## Data
○ ○ ○ ○

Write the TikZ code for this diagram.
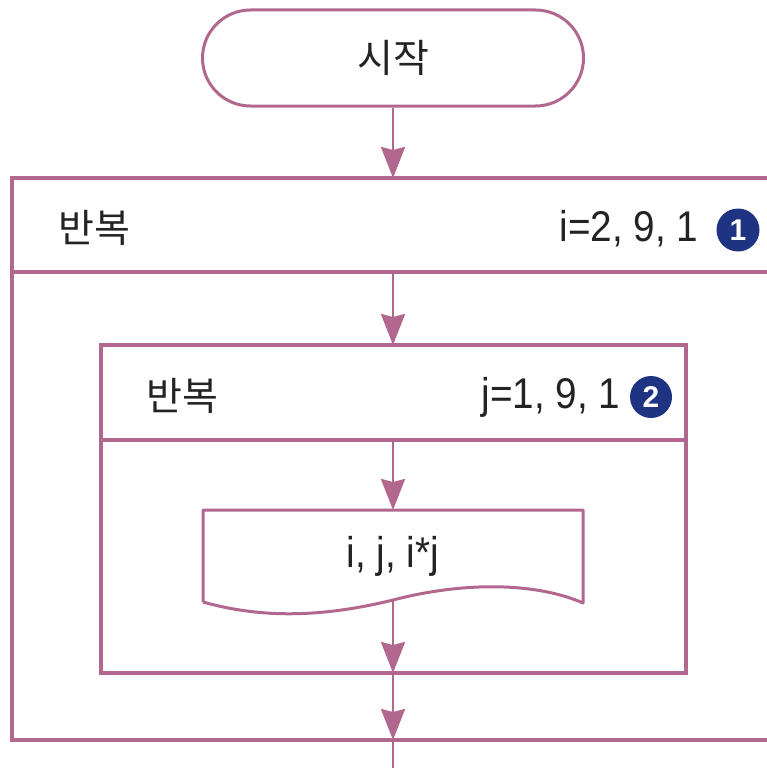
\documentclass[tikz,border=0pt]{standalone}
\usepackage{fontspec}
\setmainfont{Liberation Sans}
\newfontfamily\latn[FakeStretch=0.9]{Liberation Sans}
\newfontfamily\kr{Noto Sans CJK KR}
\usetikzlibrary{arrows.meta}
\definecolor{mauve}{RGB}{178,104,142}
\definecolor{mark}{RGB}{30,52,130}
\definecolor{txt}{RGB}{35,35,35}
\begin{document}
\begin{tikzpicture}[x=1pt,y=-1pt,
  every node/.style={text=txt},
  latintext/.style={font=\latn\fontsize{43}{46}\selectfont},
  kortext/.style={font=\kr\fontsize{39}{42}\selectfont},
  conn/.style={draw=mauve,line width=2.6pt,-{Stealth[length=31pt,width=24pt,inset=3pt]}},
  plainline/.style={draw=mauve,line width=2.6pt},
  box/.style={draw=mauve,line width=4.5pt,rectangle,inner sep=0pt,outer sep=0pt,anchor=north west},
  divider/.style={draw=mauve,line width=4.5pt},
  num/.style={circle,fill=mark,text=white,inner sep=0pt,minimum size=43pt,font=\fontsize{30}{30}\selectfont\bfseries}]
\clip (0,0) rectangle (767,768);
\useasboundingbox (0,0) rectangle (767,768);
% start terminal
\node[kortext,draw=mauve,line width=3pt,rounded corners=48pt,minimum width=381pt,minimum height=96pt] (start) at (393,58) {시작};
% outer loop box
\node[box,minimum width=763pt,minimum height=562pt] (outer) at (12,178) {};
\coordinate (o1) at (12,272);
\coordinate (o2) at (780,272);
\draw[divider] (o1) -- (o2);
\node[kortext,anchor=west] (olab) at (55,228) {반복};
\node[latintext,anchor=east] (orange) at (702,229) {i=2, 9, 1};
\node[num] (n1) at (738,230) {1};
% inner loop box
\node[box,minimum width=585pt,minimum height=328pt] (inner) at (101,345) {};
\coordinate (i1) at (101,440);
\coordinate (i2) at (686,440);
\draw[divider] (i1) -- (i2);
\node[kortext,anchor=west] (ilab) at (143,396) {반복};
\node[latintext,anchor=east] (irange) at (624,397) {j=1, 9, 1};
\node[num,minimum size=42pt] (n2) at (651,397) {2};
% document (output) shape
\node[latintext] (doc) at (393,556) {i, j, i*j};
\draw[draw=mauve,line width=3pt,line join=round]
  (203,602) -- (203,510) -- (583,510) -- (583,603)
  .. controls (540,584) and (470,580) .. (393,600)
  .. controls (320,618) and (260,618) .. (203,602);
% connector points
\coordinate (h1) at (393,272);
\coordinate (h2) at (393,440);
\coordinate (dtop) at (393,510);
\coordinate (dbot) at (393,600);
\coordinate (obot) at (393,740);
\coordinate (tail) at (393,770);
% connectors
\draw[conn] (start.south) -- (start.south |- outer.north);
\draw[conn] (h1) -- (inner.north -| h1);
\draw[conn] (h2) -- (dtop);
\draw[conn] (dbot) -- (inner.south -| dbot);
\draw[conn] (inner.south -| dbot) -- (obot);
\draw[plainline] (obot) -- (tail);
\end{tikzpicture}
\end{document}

○ ○ ○ ○

## Exercise instructions
Repeat the material above word for word, please, apart from its images.

## Task result
Write the TikZ code for this diagram.
\documentclass[tikz,border=0pt]{standalone}
\usepackage{fontspec}
\setmainfont{Liberation Sans}
\newfontfamily\latn[FakeStretch=0.9]{Liberation Sans}
\newfontfamily\kr{Noto Sans CJK KR}
\usetikzlibrary{arrows.meta}
\definecolor{mauve}{RGB}{178,104,142}
\definecolor{mark}{RGB}{30,52,130}
\definecolor{txt}{RGB}{35,35,35}
\begin{document}
\begin{tikzpicture}[x=1pt,y=-1pt,
  every node/.style={text=txt},
  latintext/.style={font=\latn\fontsize{43}{46}\selectfont},
  kortext/.style={font=\kr\fontsize{39}{42}\selectfont},
  conn/.style={draw=mauve,line width=2.6pt,-{Stealth[length=31pt,width=24pt,inset=3pt]}},
  plainline/.style={draw=mauve,line width=2.6pt},
  box/.style={draw=mauve,line width=4.5pt,rectangle,inner sep=0pt,outer sep=0pt,anchor=north west},
  divider/.style={draw=mauve,line width=4.5pt},
  num/.style={circle,fill=mark,text=white,inner sep=0pt,minimum size=43pt,font=\fontsize{30}{30}\selectfont\bfseries}]
\clip (0,0) rectangle (767,768);
\useasboundingbox (0,0) rectangle (767,768);
% start terminal
\node[kortext,draw=mauve,line width=3pt,rounded corners=48pt,minimum width=381pt,minimum height=96pt] (start) at (393,58) {시작};
% outer loop box
\node[box,minimum width=763pt,minimum height=562pt] (outer) at (12,178) {};
\coordinate (o1) at (12,272);
\coordinate (o2) at (780,272);
\draw[divider] (o1) -- (o2);
\node[kortext,anchor=west] (olab) at (55,228) {반복};
\node[latintext,anchor=east] (orange) at (702,229) {i=2, 9, 1};
\node[num] (n1) at (738,230) {1};
% inner loop box
\node[box,minimum width=585pt,minimum height=328pt] (inner) at (101,345) {};
\coordinate (i1) at (101,440);
\coordinate (i2) at (686,440);
\draw[divider] (i1) -- (i2);
\node[kortext,anchor=west] (ilab) at (143,396) {반복};
\node[latintext,anchor=east] (irange) at (624,397) {j=1, 9, 1};
\node[num,minimum size=42pt] (n2) at (651,397) {2};
% document (output) shape
\node[latintext] (doc) at (393,556) {i, j, i*j};
\draw[draw=mauve,line width=3pt,line join=round]
  (203,602) -- (203,510) -- (583,510) -- (583,603)
  .. controls (540,584) and (470,580) .. (393,600)
  .. controls (320,618) and (260,618) .. (203,602);
% connector points
\coordinate (h1) at (393,272);
\coordinate (h2) at (393,440);
\coordinate (dtop) at (393,510);
\coordinate (dbot) at (393,600);
\coordinate (obot) at (393,740);
\coordinate (tail) at (393,770);
% connectors
\draw[conn] (start.south) -- (start.south |- outer.north);
\draw[conn] (h1) -- (inner.north -| h1);
\draw[conn] (h2) -- (dtop);
\draw[conn] (dbot) -- (inner.south -| dbot);
\draw[conn] (inner.south -| dbot) -- (obot);
\draw[plainline] (obot) -- (tail);
\end{tikzpicture}
\end{document}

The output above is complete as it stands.